Many Amazon bulls take solace in the fact that e-commerce represented just 14% of U.S. retail sales last quarter. Even if Amazon can't gain much more market share within it, e-commerce will continue to gain share within the broader economy. Yet the ceiling on e-commerce as a percentage of retail sales is well below 100%, and it could be difficult for Amazon to replicate its past success in many of the merchandise categories that are shifting more slowly toward e-commerce.

Merchandise Category

2019 U.S. Sales

Auto dealers

$1.06 trillion

Grocery stores

$683 billion

Gas stations

$501 billion

Building materials and supplies dealers

$337 billion

Pharmacies and drug stores

$297 billion

Nonstore retailers

$796 billion

Everything else

$1.78 trillion

Data source: U.S. Census Bureau Retail Trade and Food Services Report. Table by author.

Of the nearly $5.5 trillion in U.S. retail sales last year, more than half went to auto dealers, gas stations, home-improvement stores, supermarkets, and drugstores. It would be nearly impossible for Amazon to get a major foothold in auto sales, gasoline, or home improvement. The grocery and pharmacy markets have more potential. Sure enough, Amazon is putting increased emphasis on grocery delivery this year, testing a new brick-and-mortar grocery concept and rolling out Amazon Pharmacy, which offers free two-day prescription delivery for Prime members.

Yet many investors seem to think about Amazon's experiments in the grocery and pharmacy markets as providing "nice-to-have" optionality for future growth.
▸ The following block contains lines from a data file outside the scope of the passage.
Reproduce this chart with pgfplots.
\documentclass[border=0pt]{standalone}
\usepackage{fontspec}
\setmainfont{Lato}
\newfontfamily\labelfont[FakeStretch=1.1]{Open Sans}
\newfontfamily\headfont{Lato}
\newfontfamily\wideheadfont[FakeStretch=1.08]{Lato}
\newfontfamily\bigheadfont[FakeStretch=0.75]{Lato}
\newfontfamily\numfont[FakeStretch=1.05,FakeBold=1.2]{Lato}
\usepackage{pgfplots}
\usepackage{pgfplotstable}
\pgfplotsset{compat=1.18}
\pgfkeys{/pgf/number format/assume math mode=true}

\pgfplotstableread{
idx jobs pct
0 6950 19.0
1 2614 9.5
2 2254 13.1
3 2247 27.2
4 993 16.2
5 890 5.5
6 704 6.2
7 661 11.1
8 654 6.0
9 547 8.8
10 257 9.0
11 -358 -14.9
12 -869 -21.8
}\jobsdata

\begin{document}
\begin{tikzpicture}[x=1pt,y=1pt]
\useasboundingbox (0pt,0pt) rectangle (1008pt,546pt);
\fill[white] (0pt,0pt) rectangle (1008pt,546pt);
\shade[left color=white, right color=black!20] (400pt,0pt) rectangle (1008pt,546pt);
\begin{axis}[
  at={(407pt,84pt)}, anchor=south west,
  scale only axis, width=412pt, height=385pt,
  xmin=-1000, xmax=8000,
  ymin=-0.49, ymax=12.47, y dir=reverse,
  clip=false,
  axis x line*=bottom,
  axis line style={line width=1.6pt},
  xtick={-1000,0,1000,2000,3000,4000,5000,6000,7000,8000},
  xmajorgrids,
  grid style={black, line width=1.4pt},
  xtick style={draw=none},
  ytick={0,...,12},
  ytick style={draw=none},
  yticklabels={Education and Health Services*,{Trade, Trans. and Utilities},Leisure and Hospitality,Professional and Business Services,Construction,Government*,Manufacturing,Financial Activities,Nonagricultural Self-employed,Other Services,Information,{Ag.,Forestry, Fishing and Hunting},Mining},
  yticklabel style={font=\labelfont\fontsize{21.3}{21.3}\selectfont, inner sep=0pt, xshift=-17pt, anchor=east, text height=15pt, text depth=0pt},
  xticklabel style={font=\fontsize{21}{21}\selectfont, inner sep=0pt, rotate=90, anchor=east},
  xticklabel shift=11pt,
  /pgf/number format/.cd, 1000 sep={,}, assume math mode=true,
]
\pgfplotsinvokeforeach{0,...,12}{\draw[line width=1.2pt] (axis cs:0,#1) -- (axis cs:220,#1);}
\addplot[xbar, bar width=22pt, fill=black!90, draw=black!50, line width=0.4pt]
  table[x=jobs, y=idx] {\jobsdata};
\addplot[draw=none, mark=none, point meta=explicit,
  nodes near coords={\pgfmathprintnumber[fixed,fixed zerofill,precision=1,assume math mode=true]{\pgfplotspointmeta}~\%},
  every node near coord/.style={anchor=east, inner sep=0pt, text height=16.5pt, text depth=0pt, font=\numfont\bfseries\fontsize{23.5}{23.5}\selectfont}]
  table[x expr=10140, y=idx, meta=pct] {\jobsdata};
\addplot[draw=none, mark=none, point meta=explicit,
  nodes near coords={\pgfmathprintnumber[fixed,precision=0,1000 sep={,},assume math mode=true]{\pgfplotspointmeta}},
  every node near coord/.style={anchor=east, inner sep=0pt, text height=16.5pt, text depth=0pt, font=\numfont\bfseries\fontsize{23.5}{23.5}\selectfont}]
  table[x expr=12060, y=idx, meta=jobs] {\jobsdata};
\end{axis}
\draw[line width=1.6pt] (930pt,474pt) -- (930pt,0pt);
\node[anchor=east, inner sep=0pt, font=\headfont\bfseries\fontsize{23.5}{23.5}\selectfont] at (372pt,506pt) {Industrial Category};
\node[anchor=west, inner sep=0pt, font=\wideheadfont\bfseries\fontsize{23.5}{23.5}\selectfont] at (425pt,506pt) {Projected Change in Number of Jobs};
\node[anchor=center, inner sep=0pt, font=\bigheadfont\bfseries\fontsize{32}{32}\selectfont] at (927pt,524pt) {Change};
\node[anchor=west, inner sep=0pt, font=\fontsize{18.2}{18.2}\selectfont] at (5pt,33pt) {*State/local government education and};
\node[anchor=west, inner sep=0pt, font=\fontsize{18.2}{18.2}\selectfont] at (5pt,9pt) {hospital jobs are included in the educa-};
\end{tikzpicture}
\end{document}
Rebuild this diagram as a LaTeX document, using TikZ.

Given that brick-and-mortar retailers outside of the five categories listed above generated just $1.8 trillion of sales in 2019 -- a figure that's set to fall in 2020 -- those tests seem like "must-win" situations for Amazon if it's to maintain a high growth rate.

The exterior of a Whole Foods Market grocery store

Image source: Whole Foods Market.

Clash of the titans

To look at Amazon's big challenge another way, the company has already decimated most of the country's weakest retailers, gaining tons of market share along the way. Additional share gains will be harder to come by, as so much share will be concentrated in a handful of retail giants.

For example, Walmart generated $400 billion of sales in the U.S. last year. Through the first three quarters of its 2021 fiscal year, it's added more than $25 billion to its top line domestically. Meanwhile, Costco generated $122 billion of revenue in the U.S. in its recently ended fiscal 2020, while Target is on track to surpass $90 billion of revenue this year.

Indeed, combined gross merchandise volume for the top 10 U.S. retailers (including Amazon) will probably exceed $1.5 trillion this year. By contrast, department stores, including discounters, generated just $135 billion of sales in 2019 -- and that figure is on pace to fall by double digits in 2020. Simply put, there isn't that much market share left to gain from declining retailers.

Adding it all up

To be clear, Amazon hasn't completely exhausted its growth opportunities. U.S. retail sales will continue rising, Amazon could gain additional market share in its most successful categories and may succeed in becoming a bigger force in the grocery and pharmacy markets.

Nevertheless, I expect Amazon's sales growth to moderate to closer to 10% than 20% within a few years as it runs out of "easy" market-share opportunities. Growth could fall into single-digit territory within less than a decade. (Notably, AWS is unlikely to offer a way out of this growth slowdown. AWS is also saturating its market, causing its growth rate to moderate to 30% this year from 70% just five years ago.)

Amazon is a great company. But its $1.6 trillion market cap is built on an expectation that it will continue to grow rapidly for many more years. If growth slows markedly over the next few years -- as I expect -- Amazon stock is likely to underperform the market.